The Fizik Terra Atlas represents an entry-level option in the growing best gravel bike shoes segment. While it blurs the line between cross-country and gravel use, they're not the cheapest option around and the overall performance is lacking in a number of areas. The sole is flexible, which may aid walking but certain other areas can't quite match the competition.
Fizik Terra Atlas shoes | Fit and Sizing
The Terra Atlas has a slightly wider last (the mechanical form used to create the shoes) than the brand's standard road shoes, which are generally regarded as narrow. In terms of dimensions, it sits between the standard and wide-fit models with a generous toe box, giving plenty of wiggle room, not to mention space for thicker socks during the colder months.
The shoe is available in a wide range of sizes ranging from EU36 to 47, while also catering for half sizes from 38.5 to 46.5. This generous spread allows for a more precise fit - especially if you find yourself between sizes.
Fizik has a size guide online and this proved to be accurate. Compared to other brands, I found them to be slightly longer, so I'd suggest potential buyers check out the size guide before pulling the trigger on a new pair.

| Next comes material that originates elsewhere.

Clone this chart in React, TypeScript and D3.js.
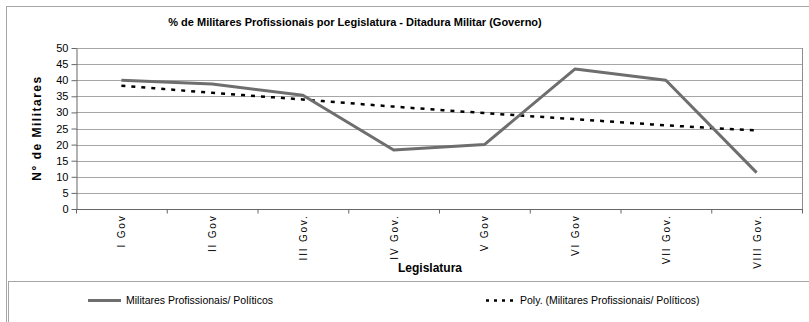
import { useRef, useEffect } from "react";
import * as d3 from "d3";

const categories = ["I Gov", "II Gov", "III Gov.", "IV Gov.", "V Gov", "VI Gov", "VII Gov.", "VIII Gov."];
const militares = [40, 38.8, 35.3, 18.3, 20, 43.5, 40, 11.3];
const poly = [38.3, 36.1, 34, 31.8, 29.8, 27.9, 26, 24.4];
const yTicks = [0, 5, 10, 15, 20, 25, 30, 35, 40, 45, 50];

const W = 809;
const H = 322;
const PLOT = { left: 76, right: 802, top: 48, bottom: 209 };
const FONT = "'Liberation Sans', Arial, sans-serif";

export default function App() {
  const svgRef = useRef<SVGSVGElement>(null);

  useEffect(() => {
    if (!svgRef.current) return;
    const svg = d3.select(svgRef.current);
    svg.selectAll("*").remove();

    // Outer frame + legend box
    svg.append("rect")
      .attr("x", 6.5).attr("y", 6.5).attr("width", W + 10).attr("height", H + 10)
      .attr("fill", "white").attr("stroke", "#a6a6a6").attr("stroke-width", 1);
    svg.append("rect")
      .attr("x", 8.5).attr("y", 281.5).attr("width", W + 10).attr("height", 60)
      .attr("fill", "white").attr("stroke", "#a6a6a6").attr("stroke-width", 1);

    const x = d3.scaleBand().domain(categories).range([PLOT.left, PLOT.right]);
    const y = d3.scaleLinear().domain([0, 50]).range([PLOT.bottom, PLOT.top]);
    const cx = (c: string) => (x(c) ?? 0) + x.bandwidth() / 2;

    // Title
    svg.append("text")
      .attr("x", 355).attr("y", 26)
      .attr("text-anchor", "middle")
      .style("font-family", FONT).style("font-size", "11px").style("font-weight", "bold")
      .text("% de Militares Profissionais por Legislatura - Ditadura Militar (Governo)");

    // Grid
    svg.append("g").selectAll("line")
      .data(yTicks.filter((t) => t > 0))
      .join("line")
      .attr("x1", PLOT.left).attr("x2", PLOT.right)
      .attr("y1", (d) => Math.round(y(d)) + 0.5).attr("y2", (d) => Math.round(y(d)) + 0.5)
      .attr("stroke", "#a6a6a6").attr("stroke-width", 1);

    // Plot border (right side)
    svg.append("line")
      .attr("x1", PLOT.right + 0.5).attr("x2", PLOT.right + 0.5)
      .attr("y1", PLOT.top).attr("y2", PLOT.bottom)
      .attr("stroke", "#8c8c8c");

    // Y axis
    const yAxis = svg.append("g")
      .attr("transform", `translate(${PLOT.left + 0.5},0)`)
      .call(d3.axisLeft(y).tickValues(yTicks).tickSize(5).tickSizeOuter(0));
    yAxis.select(".domain").attr("stroke", "#666");
    yAxis.selectAll(".tick line").attr("stroke", "#666");
    yAxis.selectAll("text")
      .attr("fill", "#000").style("font-family", FONT).style("font-size", "11px");

    // X axis
    const xAxis = svg.append("g")
      .attr("transform", `translate(0,${PLOT.bottom + 0.5})`);
    xAxis.append("line")
      .attr("x1", PLOT.left).attr("x2", PLOT.right + 1)
      .attr("stroke", "#666");
    xAxis.selectAll("line.tk")
      .data(d3.range(categories.length + 1))
      .join("line")
      .attr("class", "tk")
      .attr("x1", (i) => PLOT.left + i * x.bandwidth() + 0.5)
      .attr("x2", (i) => PLOT.left + i * x.bandwidth() + 0.5)
      .attr("y1", 0).attr("y2", 4)
      .attr("stroke", "#666");
    xAxis.selectAll("text")
      .data(categories)
      .join("text")
      .attr("transform", (d) => `translate(${cx(d) + 4},5) rotate(-90)`)
      .attr("text-anchor", "end")
      .style("font-family", FONT).style("font-size", "10px").style("letter-spacing", "1.8px")
      .text((d) => d);

    // Axis titles
    svg.append("text")
      .attr("x", 430).attr("y", 272)
      .attr("text-anchor", "middle")
      .style("font-family", FONT).style("font-size", "12px").style("font-weight", "bold")
      .text("Legislatura");
    svg.append("text")
      .attr("transform", `translate(41,128) rotate(-90)`)
      .attr("text-anchor", "middle")
      .style("font-family", FONT).style("font-size", "12px").style("font-weight", "bold")
      .style("letter-spacing", "1.5px")
      .text("N° de Militares");

    // Trend line (dashed)
    const trend = d3.line<number>()
      .x((_, i) => cx(categories[i]))
      .y((d) => y(d))
      .curve(d3.curveMonotoneX);
    svg.append("path")
      .datum(poly)
      .attr("fill", "none").attr("stroke", "#000")
      .attr("stroke-width", 2.5).attr("stroke-dasharray", "4,6")
      .attr("d", trend);

    // Main series
    const line = d3.line<number>()
      .x((_, i) => cx(categories[i]))
      .y((d) => y(d));
    svg.append("path")
      .datum(militares)
      .attr("fill", "none").attr("stroke", "#6e6e6e")
      .attr("stroke-width", 3).attr("stroke-linejoin", "round")
      .attr("d", line);

    // Legend
    const lg = svg.append("g");
    lg.append("line")
      .attr("x1", 88).attr("x2", 121).attr("y1", 300.5).attr("y2", 300.5)
      .attr("stroke", "#6e6e6e").attr("stroke-width", 3);
    lg.append("text")
      .attr("x", 126).attr("y", 304)
      .style("font-family", FONT).style("font-size", "10.5px")
      .text("Militares Profissionais/ Políticos");
    lg.append("line")
      .attr("x1", 486).attr("x2", 518).attr("y1", 300.5).attr("y2", 300.5)
      .attr("stroke", "#000").attr("stroke-width", 2.5).attr("stroke-dasharray", "3,5");
    lg.append("text")
      .attr("x", 520).attr("y", 304)
      .style("font-family", FONT).style("font-size", "10.5px")
      .text("Poly. (Militares Profissionais/ Políticos)");
  }, []);

  return (
    <svg
      ref={svgRef}
      width={W}
      height={H}
      style={{ position: "absolute", left: 0, top: 0, display: "block", background: "white" }}
    />
  );
}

The Terra Atlas is available in four colours (including the stealth-black version pictured here) and utilise an offset Boa retention system which is sleek-looking and representative of the brand.
This pair, in size 41, weighed in at 710g without cleats. Considering many options in this highly competitive category weigh upwards of 800g, the Fizik Terra Atlas are reasonably light for a cross-country/gravel shoe.
Fizik Terra Atlas shoes | Adjustments
The Atlas features a single Boa dial, which is the basic L6 version complete with incremental adjustment for tightening - there is no reverse adjustment. To decrease, or remove the shoe, the Boa needs to be pulled upwards which releases the tension. A single Boa is not uncommon with entry-level shoes but there are many brands that offer more adjustment at the same or lesser price point.
Fizik Terra Atlas shoes | Sole shape and comfort
The first thing I noticed with the fitment was a pronounced ridge that is on the outer edge within the mid-foot area. While not uncommon for Fizik, there is no noticeable arch support and the insole is very basic with little padding and no profiling.
The sole is fabricated from nylon and is rated at 5 on the Fizik stiffness index scale which goes up to 10. To put this in context, it translates to a lot of flex and is particularly noticeable within the forefoot area. This may be of use in hike-a-bike scenarios but, for a shoe that will almost certainly be used with a dedicated clipless pedal, the lack stiffness is apparent and, in some instances, can make things very uncomfortable.
The heel area has several silicone gripper spots that aim to hold the heel in place, but they are nowhere near as effective as Shimano's cat-tongue-like fabric heel area. The Boa dials and area that fastens everything in place are positioned quite forward on the shoe, which at times, gives the sensation that your foot is slipping out.This is especially noticeable when pedalling out of the saddle and climbing steeper terrain. I simply found I was not able to pull upwards for tougher climbs or outwards through the shoe to maximise cornering speed.
Some areas of the fit may be personal but I found I needed to run the Boa quite loose while riding to ease discomfort on the ridged area towards the outside of the foot - something that might be exacerbated should you require third-party insoles or orthotics.
The shoes have threaded inserts for toe studs on the front, although are not included with the packaging - surprising given the price.
Fizik Terra Atlas shoes | Cost
The Terra Atlas cost £155 and, while this makes them the cheapest in the Fizik range of off-road XC/gravel shoes, there are lots of other brands and models that are cheaper.
If sole stiffness is not a priority, the dhb Troika are £70. There are multiple options around the same price, including the Bont Riot+ MTB which are among my favourites and have a similar wide fit, but they are significantly stiffer which won't suit all. The Shimano XC7 and Gaerne Hurricane are both within £10 with Rachael and Jim rating them highly.
Fizik Terra Atlas shoes | Overall
Shoe fit is very personal and what might be perfect for one rider is simply uncomfortable for another. Even with that being said, the Fizik Terra Atlas have elements that don't match the price. Stiffness is poor and, while some flex can aid in hike-a-bike situations, other areas such as the basic and low-positioned Boa dial and retention, not to mention lack of heel support ultimately impacts the overall impression in a negative way.